**Your task:** Write out all the material exactly. Leave nothing out.

==================================================

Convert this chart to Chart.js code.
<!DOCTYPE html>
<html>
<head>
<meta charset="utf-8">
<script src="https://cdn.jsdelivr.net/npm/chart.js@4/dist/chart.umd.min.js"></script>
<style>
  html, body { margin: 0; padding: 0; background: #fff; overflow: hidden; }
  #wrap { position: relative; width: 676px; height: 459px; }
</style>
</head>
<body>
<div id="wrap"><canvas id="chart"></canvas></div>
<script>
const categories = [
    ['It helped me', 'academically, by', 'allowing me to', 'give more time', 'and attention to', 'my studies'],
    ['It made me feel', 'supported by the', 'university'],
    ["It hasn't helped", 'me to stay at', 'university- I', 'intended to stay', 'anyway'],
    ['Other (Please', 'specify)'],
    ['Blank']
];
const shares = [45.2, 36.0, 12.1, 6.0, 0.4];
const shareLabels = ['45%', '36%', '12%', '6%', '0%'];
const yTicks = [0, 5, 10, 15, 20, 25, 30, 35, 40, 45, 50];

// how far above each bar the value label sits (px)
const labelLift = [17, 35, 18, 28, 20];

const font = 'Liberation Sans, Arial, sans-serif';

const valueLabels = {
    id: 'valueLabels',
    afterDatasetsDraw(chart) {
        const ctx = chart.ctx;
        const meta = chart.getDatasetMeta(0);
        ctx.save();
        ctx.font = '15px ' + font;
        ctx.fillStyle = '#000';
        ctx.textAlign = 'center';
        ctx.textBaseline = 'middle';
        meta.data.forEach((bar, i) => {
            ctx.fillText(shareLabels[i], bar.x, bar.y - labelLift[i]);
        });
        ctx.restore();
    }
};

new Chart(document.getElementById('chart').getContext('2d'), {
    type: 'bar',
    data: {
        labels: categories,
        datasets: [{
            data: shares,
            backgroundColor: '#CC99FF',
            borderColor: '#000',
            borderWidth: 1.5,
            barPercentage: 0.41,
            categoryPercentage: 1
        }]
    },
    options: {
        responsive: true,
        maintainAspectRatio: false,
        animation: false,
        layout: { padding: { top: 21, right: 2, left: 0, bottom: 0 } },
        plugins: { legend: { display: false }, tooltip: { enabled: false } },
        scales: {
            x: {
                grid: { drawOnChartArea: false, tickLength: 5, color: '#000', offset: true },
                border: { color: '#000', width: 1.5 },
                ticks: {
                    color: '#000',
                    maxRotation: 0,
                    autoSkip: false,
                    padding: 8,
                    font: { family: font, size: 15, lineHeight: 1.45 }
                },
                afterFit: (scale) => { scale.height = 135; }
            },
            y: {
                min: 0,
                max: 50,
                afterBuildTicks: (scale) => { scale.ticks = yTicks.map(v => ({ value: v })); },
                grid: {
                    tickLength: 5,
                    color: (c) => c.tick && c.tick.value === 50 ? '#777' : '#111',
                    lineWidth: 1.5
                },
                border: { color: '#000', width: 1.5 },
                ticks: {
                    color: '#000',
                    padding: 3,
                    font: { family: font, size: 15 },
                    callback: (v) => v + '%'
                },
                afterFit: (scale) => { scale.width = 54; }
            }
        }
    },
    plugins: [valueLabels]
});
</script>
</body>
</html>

==================================================

**Solution to the problem:**
Convert this chart to Chart.js code.
<!DOCTYPE html>
<html>
<head>
<meta charset="utf-8">
<script src="https://cdn.jsdelivr.net/npm/chart.js@4/dist/chart.umd.min.js"></script>
<style>
  html, body { margin: 0; padding: 0; background: #fff; overflow: hidden; }
  #wrap { position: relative; width: 676px; height: 459px; }
</style>
</head>
<body>
<div id="wrap"><canvas id="chart"></canvas></div>
<script>
const categories = [
    ['It helped me', 'academically, by', 'allowing me to', 'give more time', 'and attention to', 'my studies'],
    ['It made me feel', 'supported by the', 'university'],
    ["It hasn't helped", 'me to stay at', 'university- I', 'intended to stay', 'anyway'],
    ['Other (Please', 'specify)'],
    ['Blank']
];
const shares = [45.2, 36.0, 12.1, 6.0, 0.4];
const shareLabels = ['45%', '36%', '12%', '6%', '0%'];
const yTicks = [0, 5, 10, 15, 20, 25, 30, 35, 40, 45, 50];

// how far above each bar the value label sits (px)
const labelLift = [17, 35, 18, 28, 20];

const font = 'Liberation Sans, Arial, sans-serif';

const valueLabels = {
    id: 'valueLabels',
    afterDatasetsDraw(chart) {
        const ctx = chart.ctx;
        const meta = chart.getDatasetMeta(0);
        ctx.save();
        ctx.font = '15px ' + font;
        ctx.fillStyle = '#000';
        ctx.textAlign = 'center';
        ctx.textBaseline = 'middle';
        meta.data.forEach((bar, i) => {
            ctx.fillText(shareLabels[i], bar.x, bar.y - labelLift[i]);
        });
        ctx.restore();
    }
};

new Chart(document.getElementById('chart').getContext('2d'), {
    type: 'bar',
    data: {
        labels: categories,
        datasets: [{
            data: shares,
            backgroundColor: '#CC99FF',
            borderColor: '#000',
            borderWidth: 1.5,
            barPercentage: 0.41,
            categoryPercentage: 1
        }]
    },
    options: {
        responsive: true,
        maintainAspectRatio: false,
        animation: false,
        layout: { padding: { top: 21, right: 2, left: 0, bottom: 0 } },
        plugins: { legend: { display: false }, tooltip: { enabled: false } },
        scales: {
            x: {
                grid: { drawOnChartArea: false, tickLength: 5, color: '#000', offset: true },
                border: { color: '#000', width: 1.5 },
                ticks: {
                    color: '#000',
                    maxRotation: 0,
                    autoSkip: false,
                    padding: 8,
                    font: { family: font, size: 15, lineHeight: 1.45 }
                },
                afterFit: (scale) => { scale.height = 135; }
            },
            y: {
                min: 0,
                max: 50,
                afterBuildTicks: (scale) => { scale.ticks = yTicks.map(v => ({ value: v })); },
                grid: {
                    tickLength: 5,
                    color: (c) => c.tick && c.tick.value === 50 ? '#777' : '#111',
                    lineWidth: 1.5
                },
                border: { color: '#000', width: 1.5 },
                ticks: {
                    color: '#000',
                    padding: 3,
                    font: { family: font, size: 15 },
                    callback: (v) => v + '%'
                },
                afterFit: (scale) => { scale.width = 54; }
            }
        }
    },
    plugins: [valueLabels]
});
</script>
</body>
</html>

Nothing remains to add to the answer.